The position of Maritrans under Colombian law, as I understand it, is that it is a local ‘target’ for claims in respect of contracts of carriage for the transport of goods into Colombia but that its liability derives from the contract of carriage made with the principal. That contract of carriage is evidenced by the bill of lading, with all its terms and conditions. The relationship between Maritrans and Horn Linie in respect of this contract of carriage is governed by English Law, as I see it. It is commercially unreal not to recognise that Maritrans will be entitled to an indemnity from Horn Linie and that an action against the agent is, effectively, an action against Horn Linie. I do not understand the argument that in some way the contract upon which Maritrans is sued does not confer on them the benefit of the jurisdiction clause. If, as a matter of Colombian law Maritrans are liable on the contract that cannot by itself affect the terms of the contract. What is causing the conflict is not the law which permits Maritrans to be sued on the contract but rather the provisions of Colombian Law which are said to override the will of the parties to have their relationship governed by English law in proceedings brought in England. In other words, I can see no material distinction between this case and the OT Line case.
Further, I think that the Claimants have a good arguable case for saying that, if they needed to rely on it, which I doubt, the Himalaya clause would of itself give protection to Maritrans. In The Mahkutai the clause in question contained the words:
”Without prejudice to the foregoing, every such servant, agent, and subcontractor shall have the benefit of all exceptions, limitations, provision, conditions and liberties herein benefiting the carrier …”
The clause in this case is more widely worded:
“every exception, limitation, condition and liberty herein contained and every right, exemption from liability, defence and immunity of whatsoever nature applicable to the Carrier or to which the Carrier is entitled hereunder”
The argument is that by seeking to confer on their agents the carrier’s rights, the clause in the instant case is sufficient to confer the right to jurisdiction and to choice of law.

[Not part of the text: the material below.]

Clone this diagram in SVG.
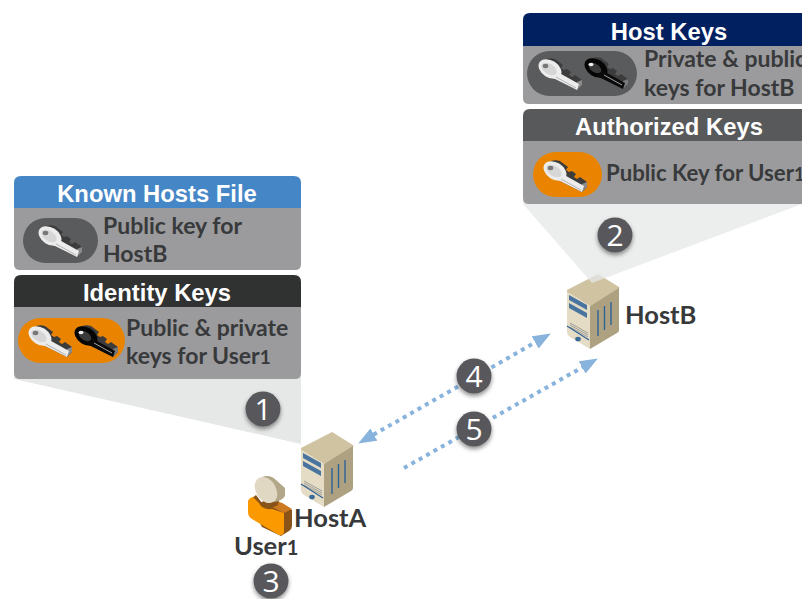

In The Mahkutai Lord Goff asked the question whether the jurisdiction clause there could be an exception, limitation or provision benefiting the carrier? But it is true to say that this was not the determining factor in the decision. The Privy Council pointed out that the preference shown for one jurisdiction in favour of a carrier could not be said to apply with equal force to all his servants and agents. But in this case, vis-à-vis the statutory agent, there would be no difficulty in reading the clause across to confer on him that right, especially as his liability is dependent upon the contract. But, as I say, this argument is I think unnecessary, as the agent is apparently liable under the contract as evidenced by the bill of lading, and for this purpose is treated as a party to it, with its jurisdiction and choice of law clauses [which are then disapplied]. To that extent, the only real difference between Colombian and English law is that the agent is liable on the contract under that law but not under English Law.
It seems to me clear that England as a neutral forum is a convenient one for the hearing of this dispute. The only basis for ACE saying that it is not, is simply because this court will apply the law chosen by the parties to govern their disputes, including the provisions of the Hague-Visby Rules.

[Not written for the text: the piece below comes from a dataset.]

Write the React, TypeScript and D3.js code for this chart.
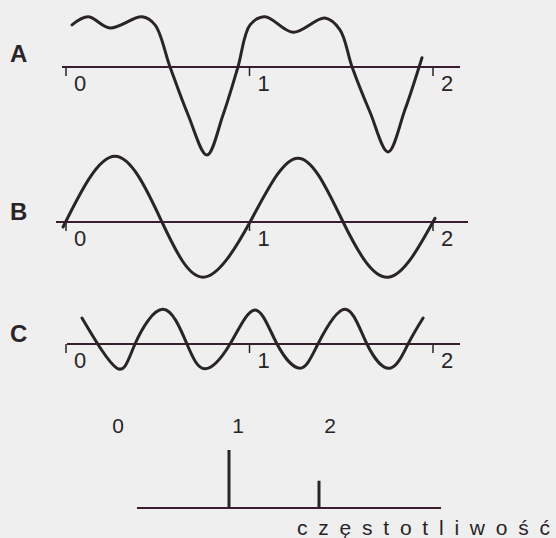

Because ACE are intent on seeking to avoid the parties’ contractual bargain by commencing proceedings in Colombia, it seems to me that an anti-suit injunction is an appropriate form of relief. By granting the injunction the interests of justice are best served. The parties would be given back the forum of their choice and their choice of law. ACE will suffer no prejudice beyond the fact that their commercial position may be worse as a result of the court giving effect to the parties’ bargain. There is no good reason not to hold the parties to the bargain they have made. ACE is readily amenable to this court’s jurisdiction.

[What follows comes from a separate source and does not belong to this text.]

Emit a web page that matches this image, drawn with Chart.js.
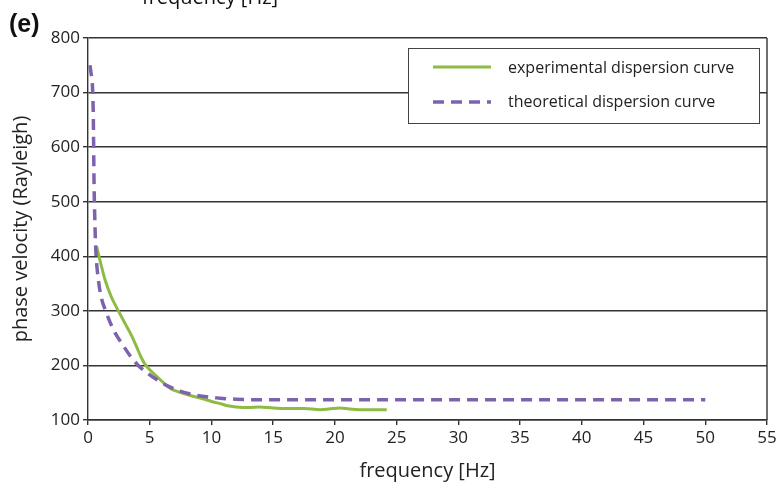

This is an international contract expressly made subject to English law and English jurisdiction and it would only be for an exceptional reason that the court would not exercise the jurisdiction conferred on it and there is no such exceptional reason here. It is clearly undesirable that there should be two sets of proceedings proceeding in two different jurisdictions with different laws being applied and different outcomes. It seems to me that the only sensible course at this stage is to grant an anti-suit injunction in order to support the express terms of the bargain the parties made. Whilst this is an order directed only against the parties and not the Colombian Courts, I would wish to record that by making this order no discourtesy is intended to those courts.
There are three other matters which are not in substantial dispute:
Should ACE be joined pursuant to CPR 6.20(3)(c)(c) & (d)? In my view, as ACE are effectively pulling the strings in this case they are properly to be regarded as a necessary and proper party. An injunction against them will be more effective than against Panamerica alone. This was the course taken in the OT Africa Line case.
Should the Claimants have permission to join Maritrans as a party? It seems to me that the plain answer is yes.
Should the Claimants be entitled to amend their claim for a negative declaration to plead the time limit point? The answer to that question is also yes, since the court would wish to consider all issues at one time.
I would ask the parties to draw up an order which reflects this decision and when the judgment is handed down I will consider the question of costs.